Personal Wealth Management / Expert Commentary

Ken Fisher Explains What Increased IPO Activity Means for Markets

Euphoric, or relentlessly positive, stock markets are one sign that a bear market is potentially around the corner. But is an increase in the number of companies filing for initial public offerings (IPO) a clear indicator that markets have reached euphoria? In this video, Ken Fisher, investor and founder of Fisher Investments, looks at rising IPO activity as a late-market-cycle symptom and implications for a potential bear market’s arrival.




A title screen reads: “Ken Fisher Explains What Increased IPO Activity Means for Markets”

The title screen wipes to a man in a blue suit, identified as Ken Fisher, who appears on screen and begins speaking.

Ken Fisher: So lately, in fact, as 2020 evolved through its back half and increasingly so after the elections and moving into the new year, you hear all kinds of people talking about "is the stock market euphoric?” And that particularly got spiked with some dramatic, initial public offerings, A.K.A. IPOs in December that did well. And people ask are IPOs a sign the market is being euphoric. Is that a signal of markets being euphoric? Yes, it--IPOs are. I wrote a book in 1987 called The Wall Street Waltz in which I had a little section on IPOs and made the phrase then that IPO means It's Probably Overpriced, which is true.

Ken Fisher: IPOs are priced for the issuer. They're not priced for the buyer and when they are common and when they go up in price afterwards, that's a pretty good sign that there's some Bubblicious quality there somewhere. And in that, they are an indication as you have lots of them. And particularly when you get to lower quality ones, new ones of firms that don't really have a substantial business, don’t have—kind of like with residential real estate--don't have comparables that you can compare them to readily to establish value.

Ken Fisher: It's a sign of euphoria, but it's not singularly conclusive and complete in that it's only one sign of euphoria. And there's lots of other things to look for. People tend to think--and I've espoused for years and years and years--the line of legendary investor Sir John Templeton, who was a marvelous man--by happenstance, I happen to have his birthday, although obviously from a later year--and I always paid attention to John Templeton and his line that bull markets are born on pessimism, grow on skepticism, mature on optimism and die on euphoria. It’s pretty much always true unless something really big and bad that can wallop the market comes along that isn't pre-priced and that happens. But it's rare. The point about the euphoria is when you get into a market that starts to show signs of euphoria, you're really not in euphoria because you're not in euphoria until you get lots of signs of euphoria.

Ken Fisher: And in that lots of signs off euphoria, people then are prone to want to get out, they want to think of it as a trigger mechanism to bail. But in reality, once sentiment starts warming at a pretty good clip, it goes that way for a good long time. And before it gets to euphoria. And then once it gets to euphoria, it tends to say in euphoria for a pretty good long time before you get to the top of the market and it rolls over. And when you get to the top of the market and it rolls over, it is most typically, almost always--this is a rule you can take to the bank--It is gentle in the beginning descent that it starts because the market doesn't really want to scare you out right away, because it wants to sucker you down and take you down.

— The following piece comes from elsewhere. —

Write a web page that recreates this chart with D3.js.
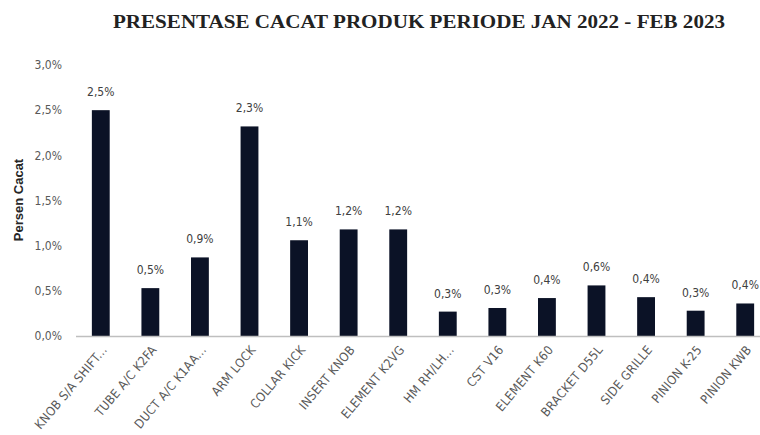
<!DOCTYPE html>
<html>
<head>
<meta charset="utf-8">
<script src="https://cdn.jsdelivr.net/npm/d3@7.9.0/dist/d3.min.js"></script>
<style>
  body { margin: 0; background: #fff; }
  svg { display: block; }
</style>
</head>
<body>
<div id="chart"></div>
<script>
// data
const categories = [
  "KNOB S/A SHIFT...", "TUBE A/C K2FA", "DUCT A/C K1AA...", "ARM LOCK",
  "COLLAR KICK", "INSERT KNOB", "ELEMENT K2VG", "HM RH/LH...", "CST V16",
  "ELEMENT K60", "BRACKET D55L", "SIDE GRILLE", "PINION K-25", "PINION KWB"
];
const defectPct = [2.50, 0.53, 0.87, 2.32, 1.06, 1.18, 1.18, 0.27, 0.31, 0.42, 0.56, 0.43, 0.28, 0.36];
const yTicks = [0, 0.5, 1.0, 1.5, 2.0, 2.5, 3.0];

const width = 760, height = 435;
const margin = { top: 65, right: -10, bottom: 99, left: 76 };
const labelFont = "'DejaVu Sans Condensed', 'Liberation Sans', sans-serif";

const svg = d3.select("#chart").append("svg")
  .attr("width", width)
  .attr("height", height);

const x = d3.scaleBand()
  .domain(categories)
  .range([margin.left, width - margin.right])
  .paddingInner(0.64)
  .paddingOuter(0.32);

const y = d3.scaleLinear()
  .domain([0, 3])
  .range([height - margin.bottom, margin.top]);

const pct = d => d3.format(".1f")(d).replace(".", ",") + "%";

// title
svg.append("text")
  .attr("x", 419)
  .attr("y", 28)
  .attr("text-anchor", "middle")
  .attr("textLength", 612)
  .attr("lengthAdjust", "spacingAndGlyphs")
  .style("font-family", "'Liberation Serif', 'DejaVu Serif', serif")
  .style("font-weight", "bold")
  .style("font-size", "19px")
  .style("fill", "#222")
  .text("PRESENTASE CACAT PRODUK PERIODE JAN 2022 - FEB 2023");

// y axis (labels only)
svg.append("g")
  .selectAll("text")
  .data(yTicks)
  .join("text")
  .attr("x", 62)
  .attr("y", d => y(d))
  .attr("dy", "0.35em")
  .attr("text-anchor", "end")
  .style("font-family", labelFont)
  .style("font-size", "12px")
  .style("fill", "#595959")
  .text(pct);

svg.append("text")
  .attr("transform", `translate(18,200) rotate(-90)`)
  .attr("text-anchor", "middle")
  .attr("dy", "0.35em")
  .style("font-family", "'Liberation Sans', sans-serif")
  .style("font-weight", "bold")
  .style("font-size", "13px")
  .style("fill", "#262626")
  .text("Persen Cacat");

// bars
svg.append("g")
  .selectAll("rect")
  .data(defectPct)
  .join("rect")
  .attr("x", (d, i) => x(categories[i]))
  .attr("y", d => y(d))
  .attr("width", x.bandwidth())
  .attr("height", d => y(0) - y(d))
  .attr("fill", "#0b1226");

// value labels
svg.append("g")
  .selectAll("text")
  .data(defectPct)
  .join("text")
  .attr("x", (d, i) => x(categories[i]) + x.bandwidth() / 2)
  .attr("y", d => y(d) - 14)
  .attr("text-anchor", "middle")
  .style("font-family", labelFont)
  .style("font-size", "12px")
  .style("fill", "#404040")
  .text(pct);

// baseline
svg.append("line")
  .attr("x1", margin.left)
  .attr("x2", width)
  .attr("y1", y(0) + 0.5)
  .attr("y2", y(0) + 0.5)
  .attr("stroke", "#bfbfbf")
  .attr("stroke-width", 1.5);

// category labels
svg.append("g")
  .selectAll("text")
  .data(categories)
  .join("text")
  .attr("transform", d => `translate(${x(d) + x.bandwidth() / 2 + 7},${y(0) + 14}) rotate(-50)`)
  .attr("text-anchor", "end")
  .style("font-family", labelFont)
  .style("font-size", "12.5px")
  .style("letter-spacing", "0.3px")
  .style("fill", "#595959")
  .text(d => d);
</script>
</body>
</html>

Ken Fisher: And so it's, the decline starts off gently, little bit of a drop. A basic rule of thumb is that two thirds of the drop of a bear market occurs in the last one-third of its time. And only one third of the percentage drop occurs in the first two thirds of its time. But the beginning is pretty gentle. And therefore from the time that euphoria starts to build, becomes full-fledged, and actually exists, you have a fairly long period of time before you get to the peak of the market. And so while yes, IPOs are a sign of euphoria.

Ken Fisher: They're not complete, they're not conclusive. You need to see a lot of other things--we're not there yet. In my chapter eight of my Only Three Questions book, I went to a whole long thing of all the stuff you need to see that. We're not there yet, but as I speak now today, on January 7th, 2021. But the fact of the matter is, we might get there by the end of the year, a bull market might continue on longer. This is a bull market and you should enjoy it once that sentiment starts improving at the rate that it has, it keeps improving for a good long time.

A series of disclosures appears on the screen “Investing in Securities involves a risk of loss. Past performance is never a guarantee of future returns. Investing in foreign stock markets involves additional risks, such as the risk of currency fluctuations. The foregoing constitutes the general views of Fisher Investments and should not be regarded as personalized investment advice or a reflection of the performance of Fisher Investments or its clients. Nothing herein is intended to be a recommendation or a forecast of market conditions. Rather it is intended to illustrate a point. Current and future markets may differ significantly from those illustrated here. Not all past forecasts were, nor future forecasts may be, as accurate as those predicted herein.”